You might sign up for a series of tests and treatments and the cost can vary from hundreds to thousands of dollars. Too good to be true? Of course, Vega meters are scams. A pseudo-science explanatory system, referring to "oscillations in the electromagnetic field", confuses and misleads the sincere patient who just wants to get better.
Feathers, Crystals, Fantasy
We have seen machines, tests and treatments that go from impressive scams and charades to the ludicrous and ridiculous. One patient, for example, brought 4 pages of food test results from a homeopathic practitioner who used a crystal and a feather to evaluate her food sensitivities. This was a neatly hand-written list showing the many foods tested and her sensitivity to them, presented as a percentage: she was 80% sensitive to milk and so-on. Many balancing potions were prescribed and she was to avoid the foods that had high percentage scores on the "tests". She did improve on this regimen because she stopped eating many problem foods; however, she soon lost her way and became confused about what she should do long-term. We would all like either a futuristic machine that could give us all the answers or the super-human ability to simply write down the reactive repertoire of each person, but the emperor has no clothes! Vega machines, muscle tests, feathers, pendulums and crystals belong in the magician’s bag of tricks or the hypnotist’s stage show but are not part of a sincere practice of medicine, using valid and reproducible techniques. If you have paid real money for these tests and associated treatments, you have been cheated.
Live Blood Cell Analysis
The idea is that you put a drop of blood on a microscope slide and look at the living cells. This could be a good idea, but there are serious flaws when this procedure is offered as diagnostic test for food allergy or food toxicity. So far, we have not been convinced that any office-based live cell analysis is valid.
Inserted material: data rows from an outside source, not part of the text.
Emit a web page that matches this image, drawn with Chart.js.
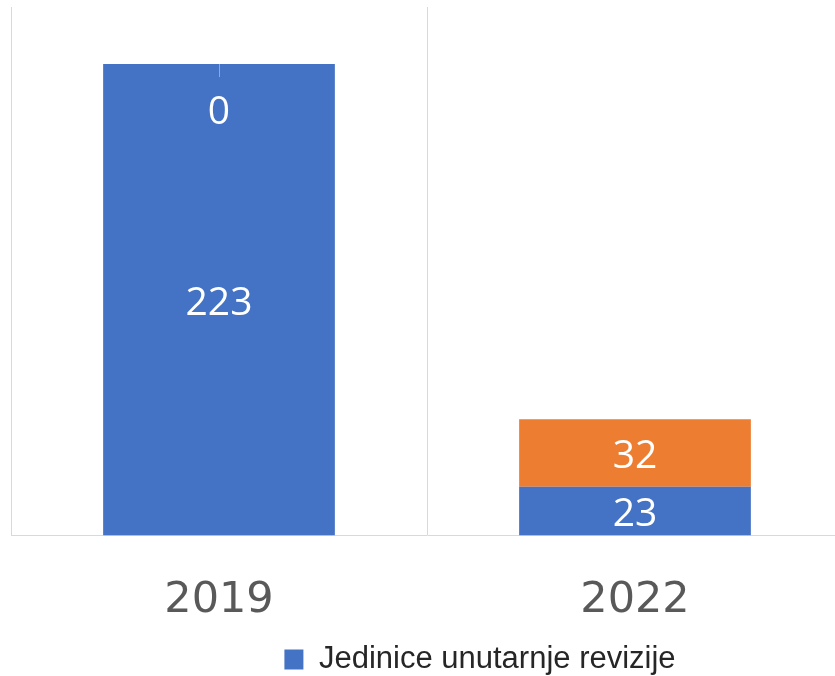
<!DOCTYPE html>
<html>
<head>
<meta charset="utf-8">
<script src="https://cdn.jsdelivr.net/npm/chart.js@4.4.1/dist/chart.umd.min.js"></script>
<style>
  html, body { margin: 0; padding: 0; background: #fff; overflow: hidden; }
  #wrap { width: 845px; height: 676px; }
</style>
</head>
<body>
<div id="wrap"><canvas id="chart"></canvas></div>
<script>
// chart data
const years = ['2019', '2022'];
const unitsValues = [223, 23];   // Jedinice unutarnje revizije
const otherValues = [0, 32];     // second (unlabelled) series
const legendLabel = 'Jedinice unutarnje revizije';

// simple inline value labels, centered in each bar segment
const valueLabels = {
  id: 'valueLabels',
  afterDatasetsDraw(chart) {
    const ctx = chart.ctx;
    ctx.save();
    ctx.font = '39px "Open Sans"';
    ctx.textAlign = 'center';
    ctx.textBaseline = 'middle';
    chart.data.datasets.forEach((ds, i) => {
      chart.getDatasetMeta(i).data.forEach((bar, j) => {
        const v = ds.data[j];
        let y = (bar.y + bar.base) / 2 + 4;
        if (v === 0) {
          // zero segment: short leader line and label pushed inside the bar below
          ctx.strokeStyle = '#a6a6a6';
          ctx.lineWidth = 1;
          ctx.beginPath();
          ctx.moveTo(bar.x + 0.5, bar.y);
          ctx.lineTo(bar.x + 0.5, bar.y + 13);
          ctx.stroke();
          y = bar.y + 49;
        }
        ctx.fillStyle = '#ffffff';
        ctx.fillText(String(v), bar.x, y);
      });
    });
    ctx.restore();
  }
};

// legend in the original sits right of centre and close to the bottom
const shiftLegend = {
  id: 'shiftLegend',
  afterLayout(chart) {
    chart.legend.left += 53;
    chart.legend.right += 53;
    chart.legend.top += 9;
    chart.legend.bottom += 9;
  }
};

const ctx = document.getElementById('chart').getContext('2d');
new Chart(ctx, {
  type: 'bar',
  data: {
    labels: years,
    datasets: [
      {
        label: legendLabel,
        data: unitsValues,
        backgroundColor: '#4472c4',
        barPercentage: 0.557,
        categoryPercentage: 1
      },
      {
        label: '',
        data: otherValues,
        backgroundColor: '#ed7d31',
        barPercentage: 0.557,
        categoryPercentage: 1
      }
    ]
  },
  options: {
    responsive: true,
    maintainAspectRatio: false,
    animation: false,
    layout: {
      padding: { left: 11, top: 7, right: 2, bottom: 0 }
    },
    plugins: {
      tooltip: { enabled: false },
      legend: {
        position: 'bottom',
        labels: {
          filter: (item) => item.datasetIndex === 0,
          boxWidth: 19,
          boxHeight: 20,
          color: '#262626',
          font: { family: '"Liberation Sans Narrow", "Liberation Sans"', size: 31 },
          padding: 0
        }
      }
    },
    scales: {
      x: {
        stacked: true,
        afterFit: (scale) => { scale.height -= 32; },
        grid: {
          offset: true,
          color: '#d9d9d9',
          lineWidth: 1,
          drawTicks: false
        },
        border: { display: true, color: '#d9d9d9' },
        ticks: {
          color: '#595959',
          font: { family: '"DejaVu Sans"', size: 43 },
          padding: 40
        }
      },
      y: {
        stacked: true,
        display: false,
        min: 0,
        max: 250
      }
    }
  },
  plugins: [valueLabels, shiftLegend]
});
</script>
</body>
</html>
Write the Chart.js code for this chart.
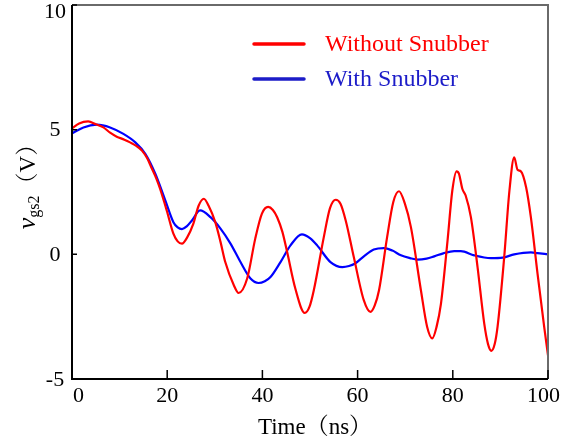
<!DOCTYPE html>
<html><head><meta charset="utf-8">
<script src="https://cdn.jsdelivr.net/npm/chart.js@4/dist/chart.umd.min.js"></script>
<style>html,body{margin:0;padding:0;background:#fff}#wrap{width:569px;height:444px}</style>
</head><body><div id="wrap"><canvas id="c" width="569" height="444"></canvas></div>
<script>
// ---- data ----
const redT=[0,1.5,3.4,5,6.6,8,9.4,11,12.2,13.5,14.7,15.8,16.8,17.7,18.5,19.9,21.3,22.2,23.1,24.2,25.5,26.6,27.7,28.7,30.1,31.2,32.2,34,35,36.8,38.5,39.9,41.2,42.2,43.1,44.2,45.2,46.9,48.9,49.9,50.8,52.9,54.2,55.4,56.4,57.5,59.2,61.3,62.7,63.6,64.5,66.2,67.5,68.7,69.9,71.2,73.3,74.6,75.7,76.6,77.5,78.9,79.9,80.8,81.3,82,82.7,83.8,85.2,86.6,87.4,88.1,88.8,89.4,90.8,91.9,92.9,93.6,94.3,95.4,96.4,97.8,99.2,100];
const redV=[5.05,5.25,5.33,5.22,5.09,4.88,4.72,4.6,4.49,4.35,4.16,3.85,3.43,3.05,2.63,1.76,0.83,0.52,0.43,0.68,1.23,1.95,2.23,1.95,1.29,0.5,-0.31,-1.24,-1.55,-0.97,0.63,1.63,1.9,1.78,1.49,0.9,0.09,-1.36,-2.35,-2.1,-1.44,0.69,1.85,2.19,2.03,1.36,-0.11,-1.84,-2.31,-2.05,-1.44,0.69,2.1,2.53,2.05,1.09,-1.44,-2.9,-3.37,-2.9,-2.0,0.56,2.56,3.33,3.23,2.63,2.36,1.49,-0.51,-2.77,-3.6,-3.87,-3.6,-2.91,-0.11,2.56,3.89,3.39,3.33,2.69,1.49,-0.77,-2.91,-4.05];
const blueT=[0,2.4,5.2,8,10.8,13.3,15.4,17.5,19.6,21.3,22.2,23.1,24.1,25.2,26.9,29.1,31.2,33.3,35.4,37.5,39.2,40.5,41.7,43.8,45.9,48.3,50,51.5,54.3,56.8,58.2,59.4,61.5,63.4,65.5,67.3,69.1,71,72.6,74.5,76.1,78,80.3,81.7,84.5,88,90.5,92.9,96.4,97.8,100];
const blueV=[4.85,5.09,5.2,5.09,4.83,4.49,4.03,3.23,2.16,1.29,1.08,1.01,1.12,1.36,1.76,1.49,1.03,0.43,-0.31,-0.97,-1.15,-1.08,-0.91,-0.31,0.36,0.8,0.65,0.36,-0.31,-0.51,-0.47,-0.38,-0.05,0.19,0.25,0.15,-0.04,-0.15,-0.21,-0.17,-0.08,0.04,0.13,0.13,-0.04,-0.15,-0.13,0,0.08,0.05,0];
const seriesNames=['Without Snubber','With Snubber'];
const xTickVals=[0,20,40,60,80,100];
const yTickVals=[-5,0,5,10];
const xTitle='Time（ns）';
const yTitleParts=['v','gs2','（V）'];

const zip=(t,v)=>t.map((x,i)=>({x:x,y:v[i]}));
const SERIF='"Liberation Serif","Noto Serif CJK SC","Noto Sans CJK SC",serif';

const deco={id:'deco',afterDraw(chart){
  const {ctx,chartArea:a,scales:{x,y}}=chart;
  ctx.save();
  // frame
  ctx.lineWidth=2;
  ctx.strokeStyle='#6a6a6a';
  ctx.beginPath();ctx.moveTo(a.left,a.top);ctx.lineTo(a.right,a.top);ctx.lineTo(a.right,a.bottom);ctx.stroke();
  ctx.strokeStyle='#000';
  ctx.beginPath();ctx.moveTo(a.left,a.top);ctx.lineTo(a.left,a.bottom);ctx.lineTo(a.right,a.bottom);ctx.stroke();
  // ticks
  ctx.lineWidth=1.5;
  ctx.beginPath();
  xTickVals.forEach(v=>{const p=x.getPixelForValue(v);ctx.moveTo(p,a.bottom);ctx.lineTo(p,a.bottom-9);});
  yTickVals.forEach(v=>{const p=y.getPixelForValue(v);ctx.moveTo(a.left,p);ctx.lineTo(a.left+5,p);});
  ctx.stroke();
  // tick labels
  ctx.fillStyle='#000';
  ctx.font='22px '+SERIF;
  ctx.textBaseline='middle';
  ctx.textAlign='center';
  xTickVals.forEach(v=>{
    const s=String(v);const w=ctx.measureText(s).width;
    let p=x.getPixelForValue(v);
    p=Math.max(p,a.left+1+w/2);p=Math.min(p,chart.width-9-w/2);
    ctx.fillText(s,p,a.bottom+17);
  });
  yTickVals.forEach(v=>{
    let p=y.getPixelForValue(v)+1;
    p=Math.max(p,a.top+7);
    ctx.fillText(String(v),55,p);
  });
  // x title
  ctx.font='23px '+SERIF;
  ctx.fillText(xTitle,315,428);
  // y title
  ctx.save();
  ctx.translate(35,181);
  ctx.rotate(-Math.PI/2);
  ctx.textAlign='left';ctx.textBaseline='alphabetic';
  const f1='italic 26px '+SERIF,f2='16px '+SERIF,f3='23px '+SERIF;
  ctx.font=f1;const w1=ctx.measureText(yTitleParts[0]).width;
  ctx.font=f2;const w2=ctx.measureText(yTitleParts[1]).width;
  ctx.font=f3;const w3=ctx.measureText(yTitleParts[2]).width;
  let cx=-(w1+w2+w3)/2;
  ctx.font=f1;ctx.fillText(yTitleParts[0],cx,0);cx+=w1;
  ctx.font=f2;ctx.fillText(yTitleParts[1],cx,4);cx+=w2;
  ctx.font=f3;ctx.fillText(yTitleParts[2],cx,0);
  ctx.restore();
  // legend
  const legY=[44,79];
  const legCol=['#ff0000','#1c1cc8'];
  chart.data.datasets.forEach((ds,i)=>{
    ctx.strokeStyle=legCol[i];ctx.lineWidth=3.5;ctx.lineCap='round';
    ctx.beginPath();ctx.moveTo(254,legY[i]);ctx.lineTo(304,legY[i]);ctx.stroke();
    ctx.fillStyle=legCol[i];ctx.font='24px '+SERIF;ctx.textAlign='left';ctx.textBaseline='middle';
    ctx.fillText(ds.label,325,legY[i]+1);
  });
  ctx.restore();
}};

new Chart(document.getElementById('c'),{
  type:'line',
  data:{datasets:[
    {label:seriesNames[0],data:zip(redT,redV),borderColor:'#ff0000',borderWidth:2.2,pointRadius:0,cubicInterpolationMode:'monotone',fill:false},
    {label:seriesNames[1],data:zip(blueT,blueV),borderColor:'#0000ff',borderWidth:2.2,pointRadius:0,cubicInterpolationMode:'monotone',fill:false}
  ]},
  options:{
    responsive:false,animation:false,devicePixelRatio:1,
    layout:{padding:{top:5,right:21,left:0,bottom:0}},
    plugins:{legend:{display:false},tooltip:{enabled:false}},
    scales:{
      x:{type:'linear',min:0,max:100,ticks:{display:false,stepSize:20},grid:{display:false},border:{display:false},
         afterFit(s){s.height=65;s.paddingLeft=0;s.paddingRight=0;s.paddingTop=0;s.paddingBottom=0;}},
      y:{type:'linear',min:-5,max:10,ticks:{display:false,stepSize:5},grid:{display:false},border:{display:false},
         afterFit(s){s.width=72;s.paddingLeft=0;s.paddingRight=0;s.paddingTop=0;s.paddingBottom=0;}}
    }
  },
  plugins:[deco]
});
</script></body></html>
The analysts, in our opinion would have difficulty identifying which cell types they were observing. They have no way of differentiating cell-damage artifacts from real pathology. Their displays of cell abnormalities appear to be mostly artifacts, and their diagnoses defy biological knowledge. We would bet big money against the reproducibility of this technique. Any takers?
Experienced microscopists know that looking at living specimens under the microscope changes the specimen. Viewing live cells is difficult because they have to be suspended in a nutrient solution, at the right temperature. It is challenging to keep them alive. Heat from the light source tends to dry cells; the water in which they are suspended evaporates and the cells pucker up, change shape and develop abnormal looking membranes. They may stick together. There are artifacts, in other words, that an uncritical observer can interpret as evidence of disease. Even if the lab has expensive equipment and expertise to keep the cells alive and in good condition, the observer has to be familiar with different cell types, understand their morphological characteristics and behavior. There are possibilities for advanced systems of live blood cell analysis. We would like to know more about how blood cells behave in vivo, and it is possible to simulate living conditions under the microscope, although expensive equipment and skilled operators are prerequisites. There are proper techniques for observing how specific living blood cells behave when exposed to specific stimuli. One test, for example, observes whether lymphocytes begin to multiply when they are exposed to an antigen. A clinical test based on this idea could be useful. This is a research project, not a validated diagnostic method and certainly not a technique that can be done by amateurs.